Wire marker migration or breakage is not a benign radiographic observation in TDR, but a clinical predictor of damage to the polyethylene core. Therefore, previous studies have strongly recommended routine follow-up for patients with evidence of radiographic wire marker breakage [12,16]. Fortunately, x-rays for the present case taken at the last follow-up (12 years after the initial operation) also revealed intact status of implant without subsidence or migration (Fig. 5) and the patient showed favorable clinical outcome. Although there was an implant failure like extrusion of centering pin, this case showed the longevity of lumbar TDR. Such minimally invasive surgical technique like percutaneous endoscopic procedure could provide minimal violation of segmental stability, and this might have contributed to the favorable long-term clinical outcome and maintenance of the artificial disc implant in this case.

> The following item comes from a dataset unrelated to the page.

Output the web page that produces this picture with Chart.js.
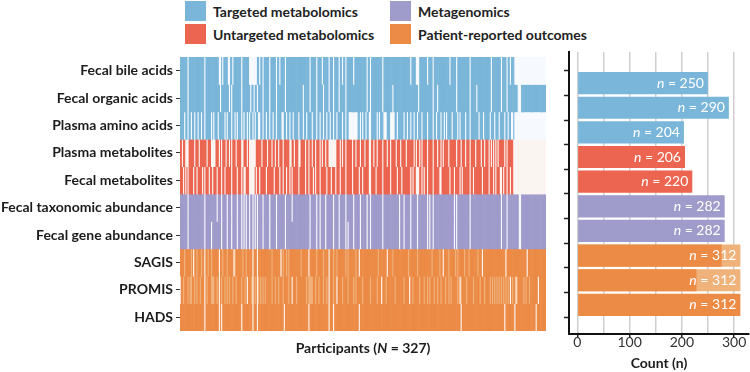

Spinal surgeon should keep in mind that implant failure in TDR can be one of the causes of postoperative radiculopathy. Percutaneous endoscopic lumbar procedure can be used as one surgical option to treat failure in lumbar TDR in a minimally invasive way.

Fig. 1.
Preoperative images. Ⓐ Preoperative T2-weighted magnetic resonance image of the lumbar spine in sagittal view. Ⓑ Preoperative discography revealing a painful disc degeneration at L5-S1.
Fig. 2.
Follow-up of postoperative simple X-rays. Ⓐ Immediate postoperative X-ray, AP view. Ⓑ Immediate postoperative X-ray, Lateral view. Ⓒ Postoperative X-ray one year after the initial operation, Lateral view. Ⓓ Postoperative X-ray at four years after the initial operation, Lateral view.
Fig. 3.
Extruded wire marker pin from the core. Ⓐ Postoperative X-ray at six years after the initial operation, Lateral view. Ⓑ Postoperative CT at six years after the initial operation, axial view. Arrow: Extruded marker pin from the core into spinal canal.
Fig. 4.
Intraoperative endoscopic finding. Ⓐ Arrow: Greyish discoloration in annulus and PLL. Ⓑ Asterisk: Extruded tip of wire marker pin.
Fig. 5.
Postoperative simple X-rays at 11 years after the initial operation. Ⓐ AP view. Ⓑ Lateral view. Ⓒ Flexion view. Ⓓ Extension view.